Search code examples
c#google-cloud-platformcsvhelpergoogle-cloud-storage

Read CSV data from GCS bucket and then insert into a GBQ table got wrong position


I am working on a project which need to read the data from the GCS bucket using C# CsvHelper, then create a GBQ table and insert data into this GBQ table. However, the data got saved into GBQ is positioned in wrong places.

First, reading the data from GBQ:

public async Task<MemoryStream> ReadCsvRecord(string url)

{
    Uri gcsUri = new Uri(url);
    // first segment is the '/' and second is the bucket name. Therefore the path should always begin with the third segment
    var path = String.Join("", gcsUri.Segments, 1, gcsUri.Segments.Length - 1);

    var stream = new MemoryStream();
    await _storageClient.DownloadObjectAsync(_bucketName, path, stream);
    stream.Position = 0;
    return stream;
}

Second, create the gbq table and insert the data:

MemoryStream gcsPayloadStream = await gcsReader.ReadCsvRecord(plannedTripUrl);

var reader = new StreamReader(gcsPayloadStream, Encoding.UTF8, true);
var projectId = this.gbqOpsClient.ProjectId; 
using (reader)
{
    using (CsvReader csvr = new CsvReader(reader, CultureInfo.CurrentCulture))
    {
        csvr.Read();
        csvr.ReadHeader();
        var bigQueryTableInsertRows = new BigQueryTableInsertRows(tableId, projectId);
        string[] headerRowItems = csvr.Context.Reader.HeaderRecord;
        var i = 0;
        while (csvr.Read())
        {
            var key = "";
            var value = "";
            var j = 0;
            ArrayList rows = new ArrayList();
            while (j < headerRowItems.Length)
            {
                key = headerRowItems[j];
                value = csvr.GetField<string>(headerRowItems[j]);
                rows.Add(
                    new BigQueryInsertRow($"{i}{j}")
                    {
                        {key, value}
                    }
                );
                j++;
            }

            var rowArr = rows.ToArray(typeof(BigQueryInsertRow)) as BigQueryInsertRow[];
            bigQueryTableInsertRows.TableInsertRows(rowArr);
            i++;
        }
    }
}

The BigQueryTableInsertRows refers Google official documents: https://cloud.google.com/bigquery/docs/samples/bigquery-table-insert-rows

public class BigQueryTableInsertRows

    {
        private readonly string tableId;
        private readonly string projectId;
        private readonly string datasetId;

        public BigQueryTableInsertRows(
            string tableId, 
            string projectId,
            string datasetId = "my_datasetId")
        {
            this.tableId = tableId;
            this.projectId = projectId;
            this.datasetId = datasetId;
        }
        
        public void TableInsertRows(BigQueryInsertRow[] rows)
        {
            BigQueryClient client = BigQueryClient.Create(projectId);
       
            client.InsertRows(this.datasetId, this.tableId, rows);
        }
        
    }
}

However, the final result I got in the GBQ table is like this and only partial data get saved:

C1  C2  C3  C4
1A          
    2B      
        3C  
            4D

The 1A 2B 3C 4D should be in the same row, but now they are positioned in different rows. Anyone knows what's wrong with my code? Many Thanks!


Solution

  • I have never used a GBQ table, but it looks like you are creating a new row for every column value instead of just at the beginning of the reading of the CSV row. Does something like this work?
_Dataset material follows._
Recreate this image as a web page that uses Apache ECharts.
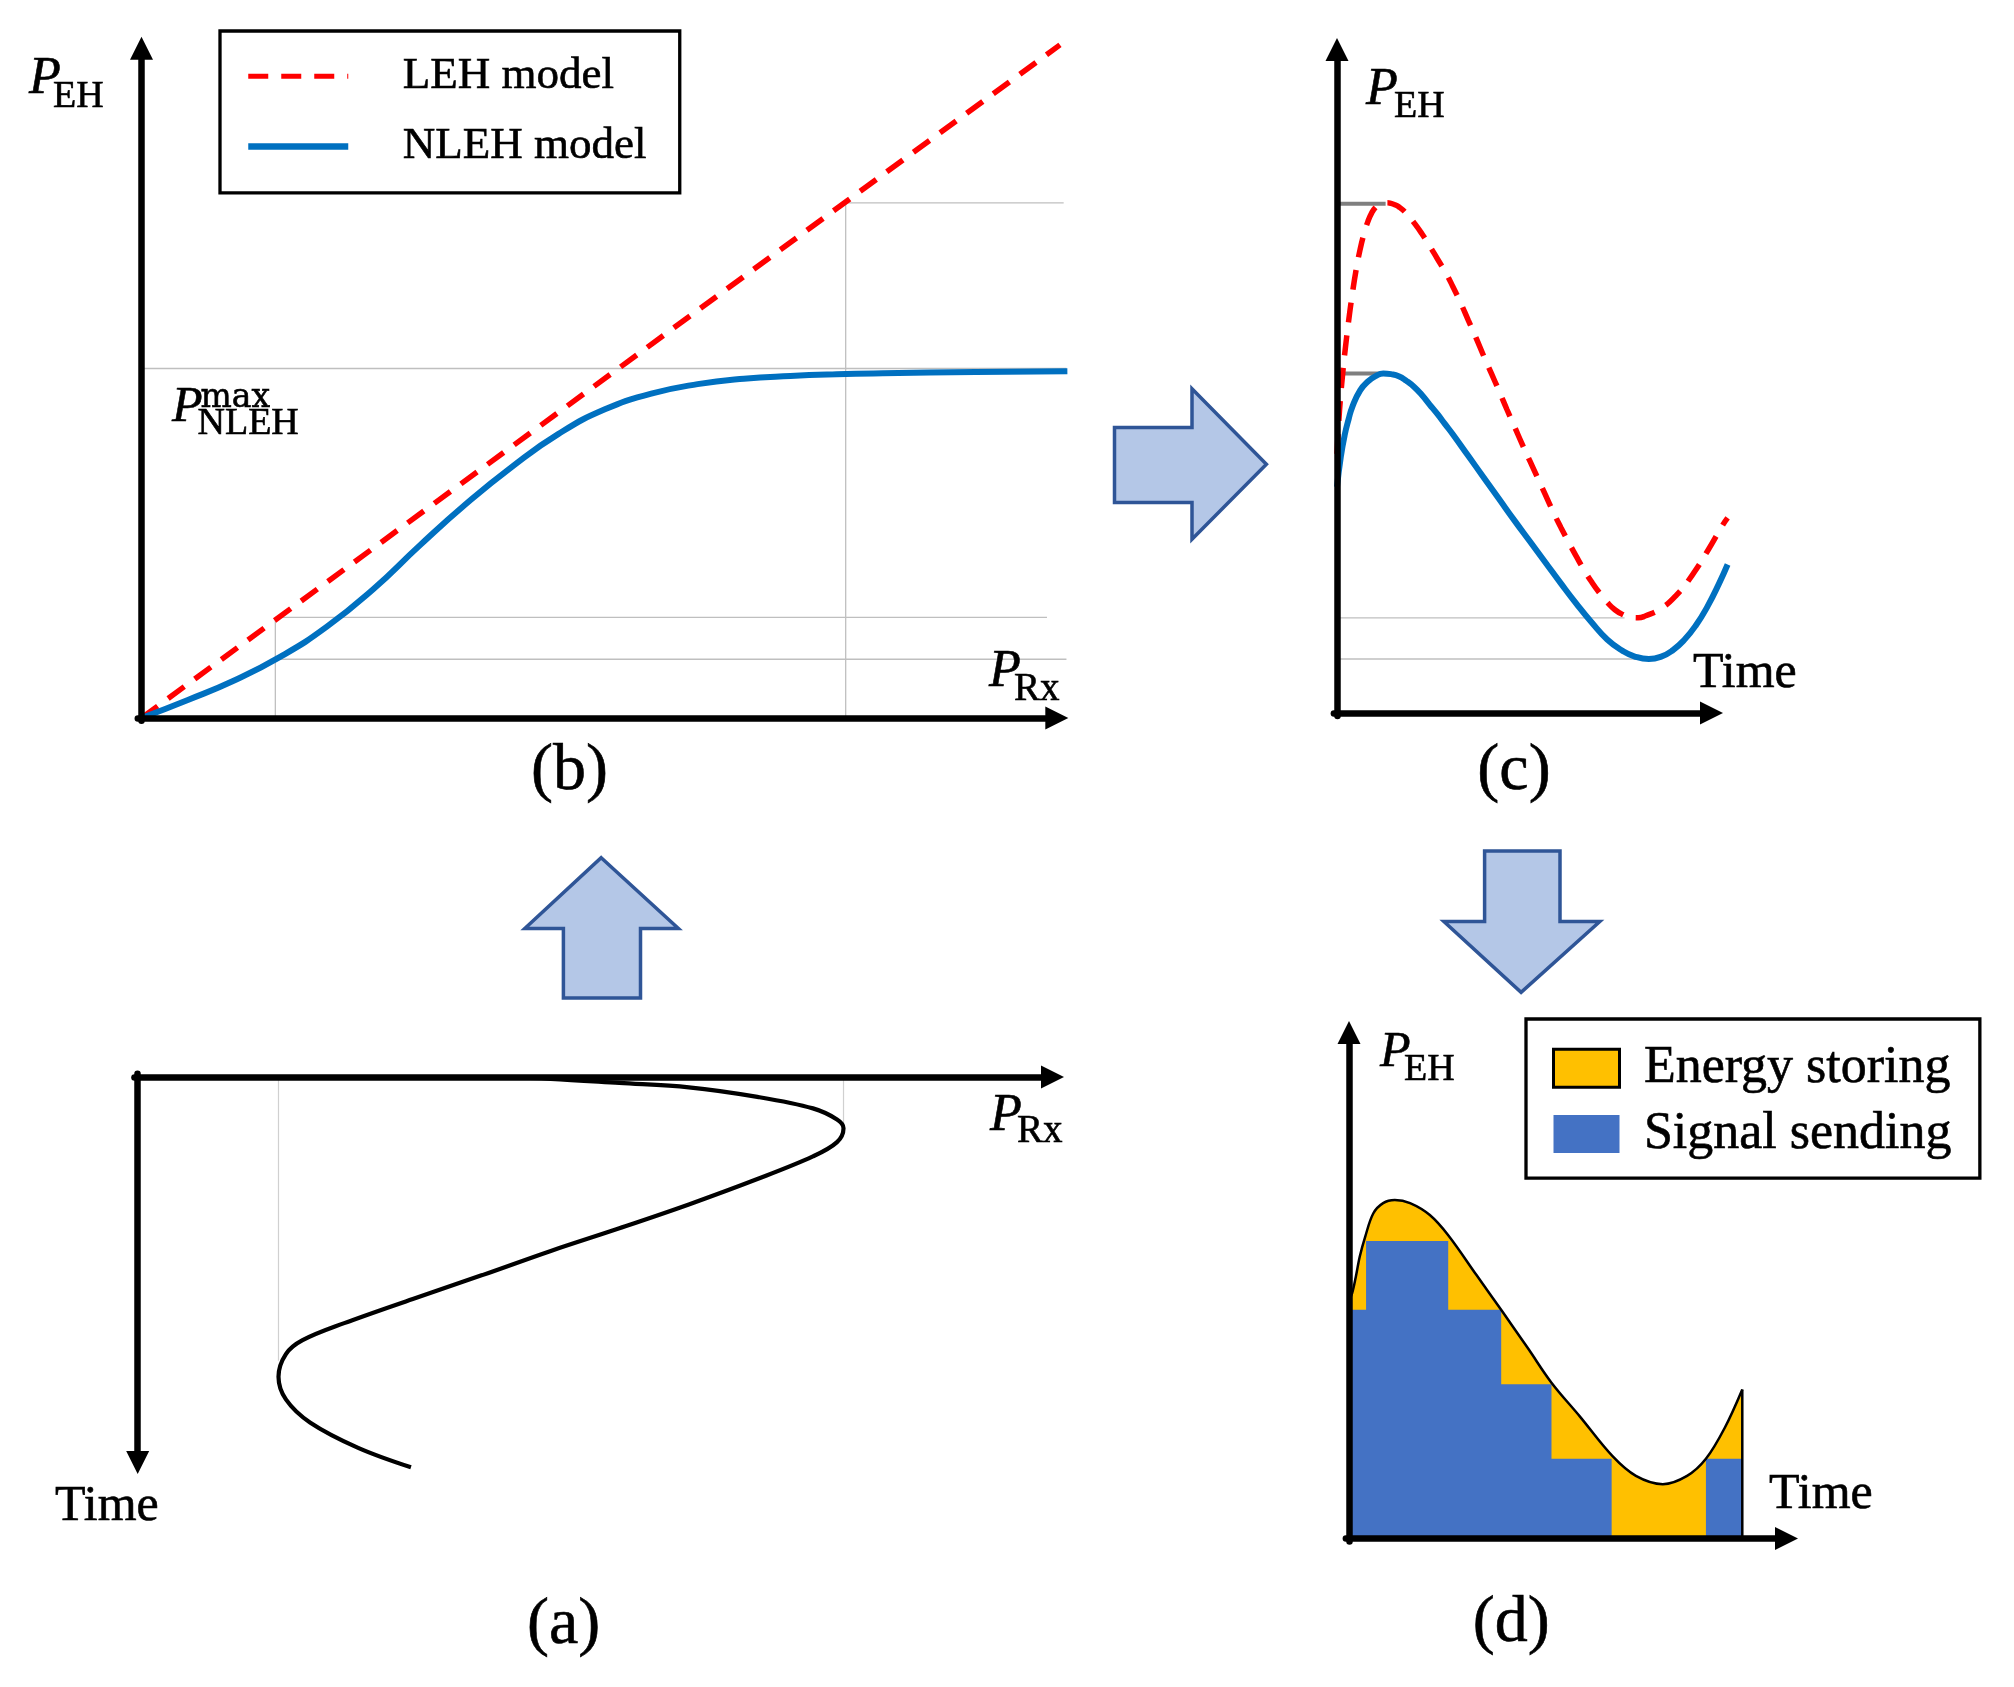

    using (CsvReader csvr = new CsvReader(reader, CultureInfo.CurrentCulture))
    {
        csvr.Read();
        csvr.ReadHeader();
        var bigQueryTableInsertRows = new BigQueryTableInsertRows(tableId, projectId);
        string[] headerRowItems = csvr.Context.Reader.HeaderRecord;
        var i = 0;
        ArrayList rows = new ArrayList();
        while (csvr.Read())
        {
            var key = "";
            var value = "";
            var j = 0;
            
            var bigQueryRow = new BigQueryInsertRow($"{i}")
            while (j < headerRowItems.Length)
            {
                key = headerRowItems[j];
                value = csvr.GetField<string>(headerRowItems[j]);
                bigQueryRow.Add(key, value);
                j++;
            }
            i++;
            rows.Add(bigQueryRow);
        }
        var rowArr = rows.ToArray(typeof(BigQueryInsertRow)) as BigQueryInsertRow[];
        bigQueryTableInsertRows.TableInsertRows(rowArr);
    }